— START OF DATA RECORDS —

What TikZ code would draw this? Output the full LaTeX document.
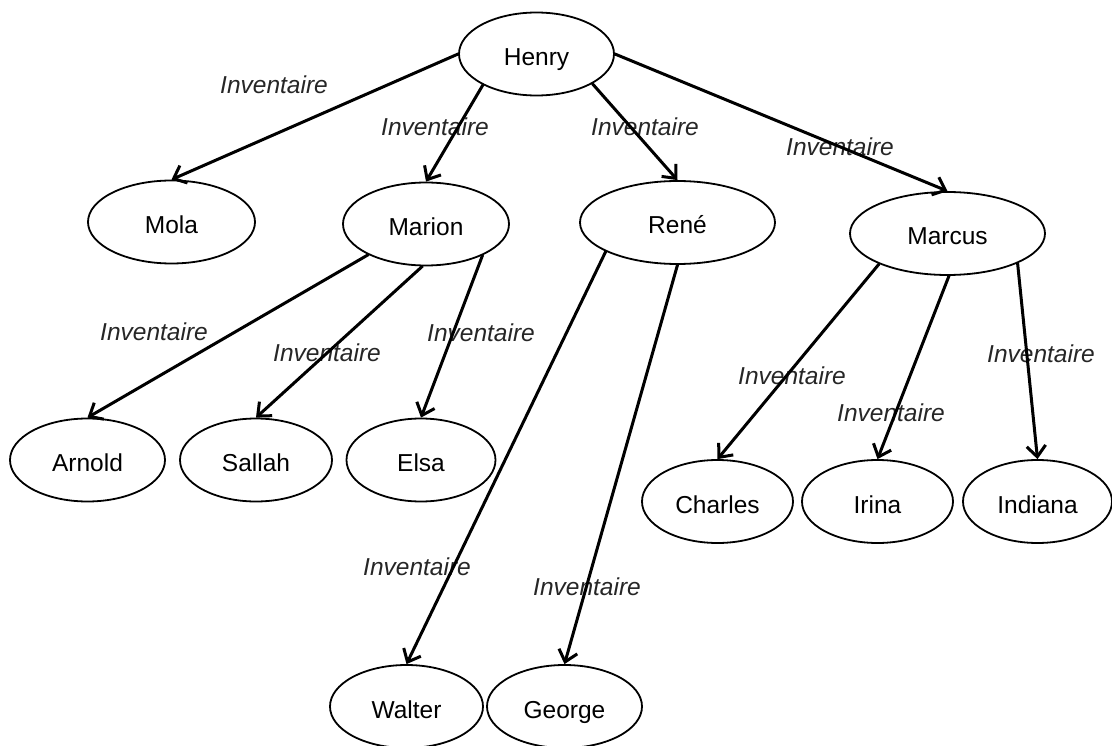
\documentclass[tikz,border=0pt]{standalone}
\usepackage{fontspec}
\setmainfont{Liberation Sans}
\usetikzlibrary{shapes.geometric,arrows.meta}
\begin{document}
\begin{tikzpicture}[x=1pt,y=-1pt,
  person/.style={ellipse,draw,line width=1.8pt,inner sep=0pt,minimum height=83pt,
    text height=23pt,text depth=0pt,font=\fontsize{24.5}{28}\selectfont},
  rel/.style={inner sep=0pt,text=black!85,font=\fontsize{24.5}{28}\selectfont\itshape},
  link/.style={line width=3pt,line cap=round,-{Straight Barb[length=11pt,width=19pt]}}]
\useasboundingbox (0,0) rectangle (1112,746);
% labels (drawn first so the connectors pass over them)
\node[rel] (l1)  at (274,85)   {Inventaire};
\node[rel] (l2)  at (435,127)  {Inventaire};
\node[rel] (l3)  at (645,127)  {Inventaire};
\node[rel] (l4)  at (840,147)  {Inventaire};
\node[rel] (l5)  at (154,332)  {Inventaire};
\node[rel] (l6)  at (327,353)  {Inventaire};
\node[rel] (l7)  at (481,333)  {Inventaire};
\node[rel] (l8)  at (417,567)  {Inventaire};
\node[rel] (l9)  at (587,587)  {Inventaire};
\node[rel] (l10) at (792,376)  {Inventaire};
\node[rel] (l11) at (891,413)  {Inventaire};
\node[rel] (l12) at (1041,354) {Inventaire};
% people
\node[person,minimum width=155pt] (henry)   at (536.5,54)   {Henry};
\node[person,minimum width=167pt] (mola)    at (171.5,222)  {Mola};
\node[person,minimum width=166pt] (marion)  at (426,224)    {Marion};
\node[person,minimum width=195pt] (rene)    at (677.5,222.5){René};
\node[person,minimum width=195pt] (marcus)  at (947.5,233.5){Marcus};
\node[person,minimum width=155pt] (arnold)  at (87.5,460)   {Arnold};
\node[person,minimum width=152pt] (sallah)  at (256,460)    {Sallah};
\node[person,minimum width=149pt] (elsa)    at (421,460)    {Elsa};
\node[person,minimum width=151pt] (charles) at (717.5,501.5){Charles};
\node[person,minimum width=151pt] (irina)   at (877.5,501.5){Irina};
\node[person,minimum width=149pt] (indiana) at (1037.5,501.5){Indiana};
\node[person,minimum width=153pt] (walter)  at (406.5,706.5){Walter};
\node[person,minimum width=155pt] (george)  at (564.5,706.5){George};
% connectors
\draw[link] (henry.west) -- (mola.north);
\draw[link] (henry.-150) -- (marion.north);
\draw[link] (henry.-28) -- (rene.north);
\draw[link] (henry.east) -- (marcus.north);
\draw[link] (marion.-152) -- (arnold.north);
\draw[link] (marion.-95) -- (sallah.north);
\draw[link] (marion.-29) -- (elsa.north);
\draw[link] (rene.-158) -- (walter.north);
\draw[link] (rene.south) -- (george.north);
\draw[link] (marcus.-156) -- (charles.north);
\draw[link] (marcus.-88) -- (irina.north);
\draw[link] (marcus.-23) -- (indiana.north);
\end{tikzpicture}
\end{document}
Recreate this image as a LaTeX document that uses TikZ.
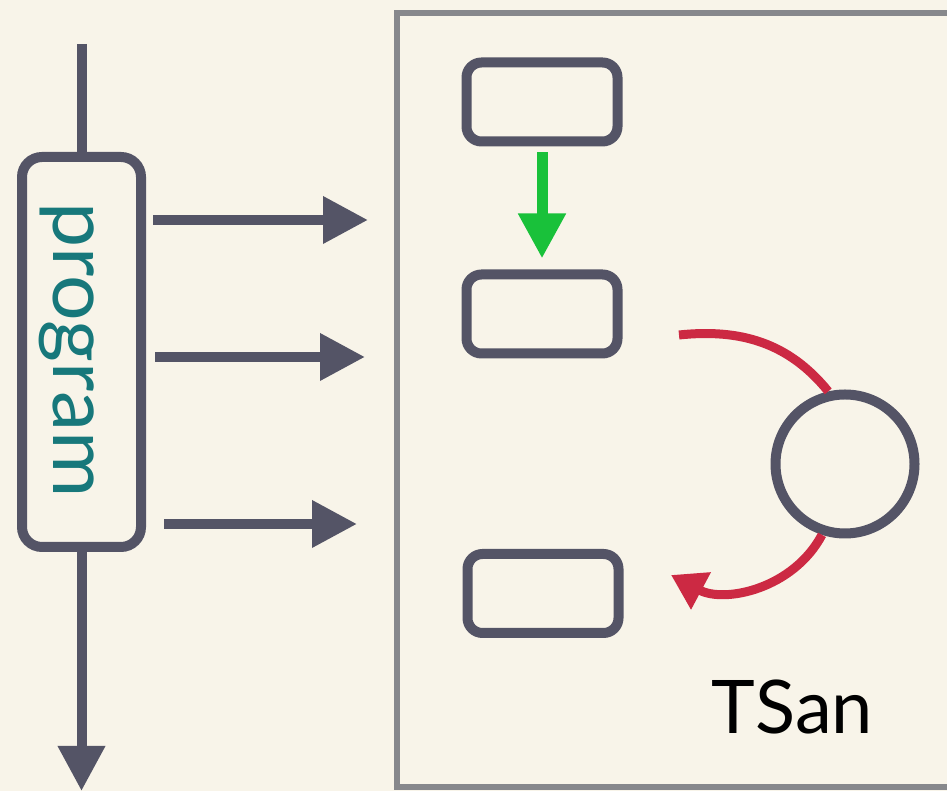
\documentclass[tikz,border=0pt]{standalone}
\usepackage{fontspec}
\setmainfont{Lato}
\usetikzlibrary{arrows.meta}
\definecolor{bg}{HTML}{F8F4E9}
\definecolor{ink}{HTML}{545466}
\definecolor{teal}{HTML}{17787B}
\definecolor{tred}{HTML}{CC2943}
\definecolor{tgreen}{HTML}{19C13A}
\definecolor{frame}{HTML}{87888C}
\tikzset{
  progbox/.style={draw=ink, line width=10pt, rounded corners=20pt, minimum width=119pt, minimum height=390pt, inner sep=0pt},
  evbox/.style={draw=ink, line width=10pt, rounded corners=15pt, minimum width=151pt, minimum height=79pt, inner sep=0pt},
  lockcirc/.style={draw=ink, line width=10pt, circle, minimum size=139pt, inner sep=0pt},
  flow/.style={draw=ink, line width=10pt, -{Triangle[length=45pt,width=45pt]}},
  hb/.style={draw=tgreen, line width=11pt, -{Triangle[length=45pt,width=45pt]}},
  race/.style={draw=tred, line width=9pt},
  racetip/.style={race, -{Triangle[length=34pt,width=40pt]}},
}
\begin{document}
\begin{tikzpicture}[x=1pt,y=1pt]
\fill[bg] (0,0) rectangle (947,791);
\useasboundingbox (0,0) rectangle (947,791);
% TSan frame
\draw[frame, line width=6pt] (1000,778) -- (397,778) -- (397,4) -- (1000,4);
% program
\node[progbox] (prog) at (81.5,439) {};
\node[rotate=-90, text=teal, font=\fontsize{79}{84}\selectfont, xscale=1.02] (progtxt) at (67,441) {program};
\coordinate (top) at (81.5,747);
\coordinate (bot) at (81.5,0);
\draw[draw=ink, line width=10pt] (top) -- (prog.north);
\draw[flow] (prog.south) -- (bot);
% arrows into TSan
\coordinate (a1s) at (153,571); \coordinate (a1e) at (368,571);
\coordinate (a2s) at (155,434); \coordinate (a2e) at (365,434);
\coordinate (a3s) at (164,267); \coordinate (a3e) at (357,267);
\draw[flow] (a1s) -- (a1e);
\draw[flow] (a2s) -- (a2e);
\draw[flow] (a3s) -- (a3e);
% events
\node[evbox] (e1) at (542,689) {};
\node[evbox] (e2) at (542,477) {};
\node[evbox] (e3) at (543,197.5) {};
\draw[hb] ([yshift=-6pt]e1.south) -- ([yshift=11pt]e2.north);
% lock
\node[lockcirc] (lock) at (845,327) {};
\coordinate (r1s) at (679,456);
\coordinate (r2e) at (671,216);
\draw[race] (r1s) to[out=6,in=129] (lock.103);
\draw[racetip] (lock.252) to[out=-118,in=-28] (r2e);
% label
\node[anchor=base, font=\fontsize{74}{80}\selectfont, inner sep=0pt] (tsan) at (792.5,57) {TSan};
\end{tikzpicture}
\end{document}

— END OF DATA RECORDS —

### WHAT THE EXERCISE ASKS
Check each line of the data above for the word "this" and say how many lines have it. Give the number alone.

### OUTPUT OF THE TASK
2